Give the material once more, word for word, without any images.

▶ [Dataset content]
- - - - - - -
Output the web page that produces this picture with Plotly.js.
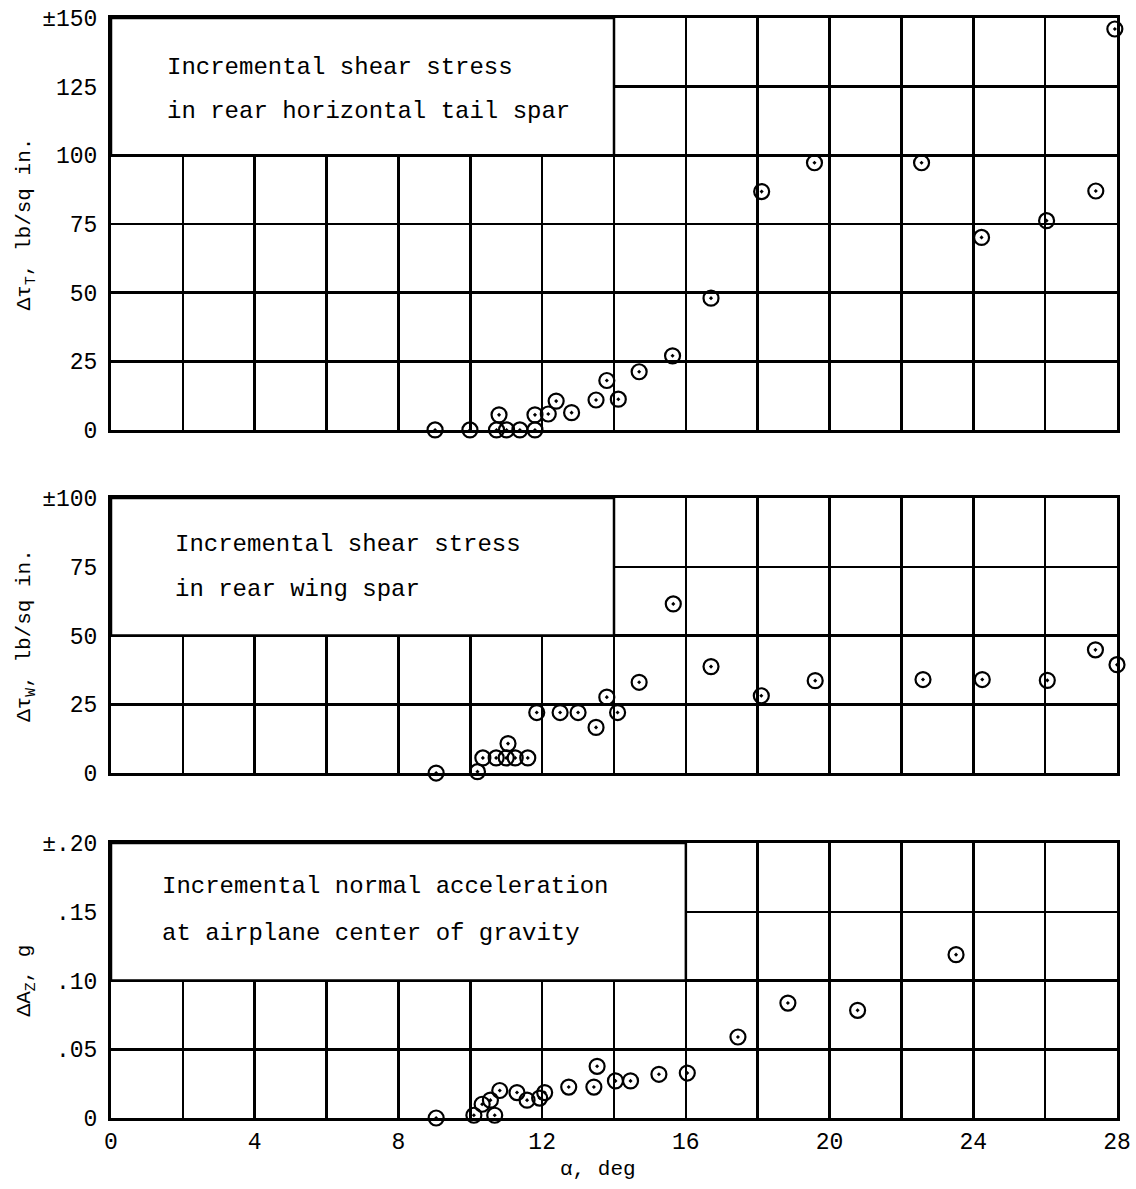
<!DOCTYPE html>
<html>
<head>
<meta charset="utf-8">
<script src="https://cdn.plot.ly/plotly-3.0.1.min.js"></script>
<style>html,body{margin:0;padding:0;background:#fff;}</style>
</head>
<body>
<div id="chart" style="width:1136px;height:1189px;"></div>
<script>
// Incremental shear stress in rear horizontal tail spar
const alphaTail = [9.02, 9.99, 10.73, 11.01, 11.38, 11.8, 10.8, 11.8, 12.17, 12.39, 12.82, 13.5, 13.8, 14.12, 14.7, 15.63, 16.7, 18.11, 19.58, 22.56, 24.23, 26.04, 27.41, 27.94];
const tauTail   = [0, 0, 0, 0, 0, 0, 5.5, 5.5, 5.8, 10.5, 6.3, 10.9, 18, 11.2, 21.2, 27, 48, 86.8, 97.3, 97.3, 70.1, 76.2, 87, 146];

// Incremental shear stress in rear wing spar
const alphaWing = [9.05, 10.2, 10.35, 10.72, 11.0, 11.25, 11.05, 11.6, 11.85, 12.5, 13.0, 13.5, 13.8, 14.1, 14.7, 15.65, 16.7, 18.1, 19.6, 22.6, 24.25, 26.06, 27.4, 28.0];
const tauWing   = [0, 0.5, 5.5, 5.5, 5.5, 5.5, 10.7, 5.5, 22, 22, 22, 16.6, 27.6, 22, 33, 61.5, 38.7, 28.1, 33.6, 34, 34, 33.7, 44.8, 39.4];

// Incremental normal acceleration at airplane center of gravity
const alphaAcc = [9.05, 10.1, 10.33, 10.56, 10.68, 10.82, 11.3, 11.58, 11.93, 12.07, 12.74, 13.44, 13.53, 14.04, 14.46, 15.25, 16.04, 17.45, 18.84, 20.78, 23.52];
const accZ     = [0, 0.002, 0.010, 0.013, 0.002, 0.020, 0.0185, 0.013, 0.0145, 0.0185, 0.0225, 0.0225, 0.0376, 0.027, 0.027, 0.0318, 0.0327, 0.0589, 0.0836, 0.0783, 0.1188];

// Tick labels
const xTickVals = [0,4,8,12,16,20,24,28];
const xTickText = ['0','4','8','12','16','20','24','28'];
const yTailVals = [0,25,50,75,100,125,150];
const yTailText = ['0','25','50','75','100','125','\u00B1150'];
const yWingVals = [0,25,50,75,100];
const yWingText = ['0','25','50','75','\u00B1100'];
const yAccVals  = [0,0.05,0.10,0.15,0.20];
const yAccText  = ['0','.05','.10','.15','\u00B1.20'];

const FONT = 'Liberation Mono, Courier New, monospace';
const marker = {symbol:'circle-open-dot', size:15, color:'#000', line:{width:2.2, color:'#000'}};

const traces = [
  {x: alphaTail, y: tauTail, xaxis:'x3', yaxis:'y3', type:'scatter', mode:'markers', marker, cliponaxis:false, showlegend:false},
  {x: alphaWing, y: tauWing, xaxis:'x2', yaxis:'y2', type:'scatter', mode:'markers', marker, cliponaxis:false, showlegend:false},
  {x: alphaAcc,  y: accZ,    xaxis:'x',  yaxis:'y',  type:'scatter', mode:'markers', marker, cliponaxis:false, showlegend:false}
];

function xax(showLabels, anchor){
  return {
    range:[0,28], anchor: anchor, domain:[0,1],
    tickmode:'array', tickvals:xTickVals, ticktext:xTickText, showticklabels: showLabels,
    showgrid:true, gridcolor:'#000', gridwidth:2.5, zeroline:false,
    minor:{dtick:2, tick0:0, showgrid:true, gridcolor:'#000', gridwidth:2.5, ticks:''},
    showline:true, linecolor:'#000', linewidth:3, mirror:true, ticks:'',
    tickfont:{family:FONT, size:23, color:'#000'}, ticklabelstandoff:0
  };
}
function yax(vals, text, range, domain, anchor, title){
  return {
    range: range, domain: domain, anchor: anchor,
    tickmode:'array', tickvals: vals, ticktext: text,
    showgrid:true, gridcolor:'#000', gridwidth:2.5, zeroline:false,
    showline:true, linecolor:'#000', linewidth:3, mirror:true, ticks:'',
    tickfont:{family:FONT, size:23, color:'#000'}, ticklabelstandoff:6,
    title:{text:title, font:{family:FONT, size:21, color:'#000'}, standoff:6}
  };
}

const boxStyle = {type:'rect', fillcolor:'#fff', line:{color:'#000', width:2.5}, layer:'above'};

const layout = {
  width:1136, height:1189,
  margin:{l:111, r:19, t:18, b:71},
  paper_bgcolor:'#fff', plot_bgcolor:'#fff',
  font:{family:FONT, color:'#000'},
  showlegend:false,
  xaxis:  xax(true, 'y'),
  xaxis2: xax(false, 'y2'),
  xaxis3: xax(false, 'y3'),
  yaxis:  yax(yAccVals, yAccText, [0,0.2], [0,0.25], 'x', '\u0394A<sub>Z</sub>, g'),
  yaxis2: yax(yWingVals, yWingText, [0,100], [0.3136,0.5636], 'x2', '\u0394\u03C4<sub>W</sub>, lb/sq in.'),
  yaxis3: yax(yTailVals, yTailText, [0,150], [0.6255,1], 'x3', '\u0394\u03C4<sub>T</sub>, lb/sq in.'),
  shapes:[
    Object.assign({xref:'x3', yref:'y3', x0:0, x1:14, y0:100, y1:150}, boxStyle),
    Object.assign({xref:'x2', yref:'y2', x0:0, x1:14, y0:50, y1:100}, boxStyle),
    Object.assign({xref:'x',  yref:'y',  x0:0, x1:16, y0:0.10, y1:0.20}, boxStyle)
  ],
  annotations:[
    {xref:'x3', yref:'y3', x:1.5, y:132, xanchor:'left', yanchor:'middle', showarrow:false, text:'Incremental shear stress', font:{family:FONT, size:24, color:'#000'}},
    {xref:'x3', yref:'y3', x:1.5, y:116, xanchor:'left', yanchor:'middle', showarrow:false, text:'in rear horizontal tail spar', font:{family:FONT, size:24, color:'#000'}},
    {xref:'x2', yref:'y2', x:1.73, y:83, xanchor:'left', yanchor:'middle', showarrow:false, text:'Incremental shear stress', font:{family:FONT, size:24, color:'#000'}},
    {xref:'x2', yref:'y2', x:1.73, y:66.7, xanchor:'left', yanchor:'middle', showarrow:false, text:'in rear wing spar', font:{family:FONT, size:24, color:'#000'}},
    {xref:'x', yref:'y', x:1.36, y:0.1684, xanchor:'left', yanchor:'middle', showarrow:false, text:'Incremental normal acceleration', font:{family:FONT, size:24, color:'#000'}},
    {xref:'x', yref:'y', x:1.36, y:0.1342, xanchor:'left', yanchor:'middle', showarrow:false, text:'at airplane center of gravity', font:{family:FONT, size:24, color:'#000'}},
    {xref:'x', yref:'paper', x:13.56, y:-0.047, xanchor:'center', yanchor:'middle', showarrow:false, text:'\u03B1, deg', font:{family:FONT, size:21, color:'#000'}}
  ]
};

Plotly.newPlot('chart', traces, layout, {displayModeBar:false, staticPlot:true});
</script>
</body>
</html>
- - - - - - -
▶ [Written answer]
Output the web page that produces this picture with Plotly.js.
<!DOCTYPE html>
<html>
<head>
<meta charset="utf-8">
<script src="https://cdn.plot.ly/plotly-3.0.1.min.js"></script>
<style>html,body{margin:0;padding:0;background:#fff;}</style>
</head>
<body>
<div id="chart" style="width:1136px;height:1189px;"></div>
<script>
// Incremental shear stress in rear horizontal tail spar
const alphaTail = [9.02, 9.99, 10.73, 11.01, 11.38, 11.8, 10.8, 11.8, 12.17, 12.39, 12.82, 13.5, 13.8, 14.12, 14.7, 15.63, 16.7, 18.11, 19.58, 22.56, 24.23, 26.04, 27.41, 27.94];
const tauTail   = [0, 0, 0, 0, 0, 0, 5.5, 5.5, 5.8, 10.5, 6.3, 10.9, 18, 11.2, 21.2, 27, 48, 86.8, 97.3, 97.3, 70.1, 76.2, 87, 146];

// Incremental shear stress in rear wing spar
const alphaWing = [9.05, 10.2, 10.35, 10.72, 11.0, 11.25, 11.05, 11.6, 11.85, 12.5, 13.0, 13.5, 13.8, 14.1, 14.7, 15.65, 16.7, 18.1, 19.6, 22.6, 24.25, 26.06, 27.4, 28.0];
const tauWing   = [0, 0.5, 5.5, 5.5, 5.5, 5.5, 10.7, 5.5, 22, 22, 22, 16.6, 27.6, 22, 33, 61.5, 38.7, 28.1, 33.6, 34, 34, 33.7, 44.8, 39.4];

// Incremental normal acceleration at airplane center of gravity
const alphaAcc = [9.05, 10.1, 10.33, 10.56, 10.68, 10.82, 11.3, 11.58, 11.93, 12.07, 12.74, 13.44, 13.53, 14.04, 14.46, 15.25, 16.04, 17.45, 18.84, 20.78, 23.52];
const accZ     = [0, 0.002, 0.010, 0.013, 0.002, 0.020, 0.0185, 0.013, 0.0145, 0.0185, 0.0225, 0.0225, 0.0376, 0.027, 0.027, 0.0318, 0.0327, 0.0589, 0.0836, 0.0783, 0.1188];

// Tick labels
const xTickVals = [0,4,8,12,16,20,24,28];
const xTickText = ['0','4','8','12','16','20','24','28'];
const yTailVals = [0,25,50,75,100,125,150];
const yTailText = ['0','25','50','75','100','125','\u00B1150'];
const yWingVals = [0,25,50,75,100];
const yWingText = ['0','25','50','75','\u00B1100'];
const yAccVals  = [0,0.05,0.10,0.15,0.20];
const yAccText  = ['0','.05','.10','.15','\u00B1.20'];

const FONT = 'Liberation Mono, Courier New, monospace';
const marker = {symbol:'circle-open-dot', size:15, color:'#000', line:{width:2.2, color:'#000'}};

const traces = [
  {x: alphaTail, y: tauTail, xaxis:'x3', yaxis:'y3', type:'scatter', mode:'markers', marker, cliponaxis:false, showlegend:false},
  {x: alphaWing, y: tauWing, xaxis:'x2', yaxis:'y2', type:'scatter', mode:'markers', marker, cliponaxis:false, showlegend:false},
  {x: alphaAcc,  y: accZ,    xaxis:'x',  yaxis:'y',  type:'scatter', mode:'markers', marker, cliponaxis:false, showlegend:false}
];

function xax(showLabels, anchor){
  return {
    range:[0,28], anchor: anchor, domain:[0,1],
    tickmode:'array', tickvals:xTickVals, ticktext:xTickText, showticklabels: showLabels,
    showgrid:true, gridcolor:'#000', gridwidth:2.5, zeroline:false,
    minor:{dtick:2, tick0:0, showgrid:true, gridcolor:'#000', gridwidth:2.5, ticks:''},
    showline:true, linecolor:'#000', linewidth:3, mirror:true, ticks:'',
    tickfont:{family:FONT, size:23, color:'#000'}, ticklabelstandoff:0
  };
}
function yax(vals, text, range, domain, anchor, title){
  return {
    range: range, domain: domain, anchor: anchor,
    tickmode:'array', tickvals: vals, ticktext: text,
    showgrid:true, gridcolor:'#000', gridwidth:2.5, zeroline:false,
    showline:true, linecolor:'#000', linewidth:3, mirror:true, ticks:'',
    tickfont:{family:FONT, size:23, color:'#000'}, ticklabelstandoff:6,
    title:{text:title, font:{family:FONT, size:21, color:'#000'}, standoff:6}
  };
}

const boxStyle = {type:'rect', fillcolor:'#fff', line:{color:'#000', width:2.5}, layer:'above'};

const layout = {
  width:1136, height:1189,
  margin:{l:111, r:19, t:18, b:71},
  paper_bgcolor:'#fff', plot_bgcolor:'#fff',
  font:{family:FONT, color:'#000'},
  showlegend:false,
  xaxis:  xax(true, 'y'),
  xaxis2: xax(false, 'y2'),
  xaxis3: xax(false, 'y3'),
  yaxis:  yax(yAccVals, yAccText, [0,0.2], [0,0.25], 'x', '\u0394A<sub>Z</sub>, g'),
  yaxis2: yax(yWingVals, yWingText, [0,100], [0.3136,0.5636], 'x2', '\u0394\u03C4<sub>W</sub>, lb/sq in.'),
  yaxis3: yax(yTailVals, yTailText, [0,150], [0.6255,1], 'x3', '\u0394\u03C4<sub>T</sub>, lb/sq in.'),
  shapes:[
    Object.assign({xref:'x3', yref:'y3', x0:0, x1:14, y0:100, y1:150}, boxStyle),
    Object.assign({xref:'x2', yref:'y2', x0:0, x1:14, y0:50, y1:100}, boxStyle),
    Object.assign({xref:'x',  yref:'y',  x0:0, x1:16, y0:0.10, y1:0.20}, boxStyle)
  ],
  annotations:[
    {xref:'x3', yref:'y3', x:1.5, y:132, xanchor:'left', yanchor:'middle', showarrow:false, text:'Incremental shear stress', font:{family:FONT, size:24, color:'#000'}},
    {xref:'x3', yref:'y3', x:1.5, y:116, xanchor:'left', yanchor:'middle', showarrow:false, text:'in rear horizontal tail spar', font:{family:FONT, size:24, color:'#000'}},
    {xref:'x2', yref:'y2', x:1.73, y:83, xanchor:'left', yanchor:'middle', showarrow:false, text:'Incremental shear stress', font:{family:FONT, size:24, color:'#000'}},
    {xref:'x2', yref:'y2', x:1.73, y:66.7, xanchor:'left', yanchor:'middle', showarrow:false, text:'in rear wing spar', font:{family:FONT, size:24, color:'#000'}},
    {xref:'x', yref:'y', x:1.36, y:0.1684, xanchor:'left', yanchor:'middle', showarrow:false, text:'Incremental normal acceleration', font:{family:FONT, size:24, color:'#000'}},
    {xref:'x', yref:'y', x:1.36, y:0.1342, xanchor:'left', yanchor:'middle', showarrow:false, text:'at airplane center of gravity', font:{family:FONT, size:24, color:'#000'}},
    {xref:'x', yref:'paper', x:13.56, y:-0.047, xanchor:'center', yanchor:'middle', showarrow:false, text:'\u03B1, deg', font:{family:FONT, size:21, color:'#000'}}
  ]
};

Plotly.newPlot('chart', traces, layout, {displayModeBar:false, staticPlot:true});
</script>
</body>
</html>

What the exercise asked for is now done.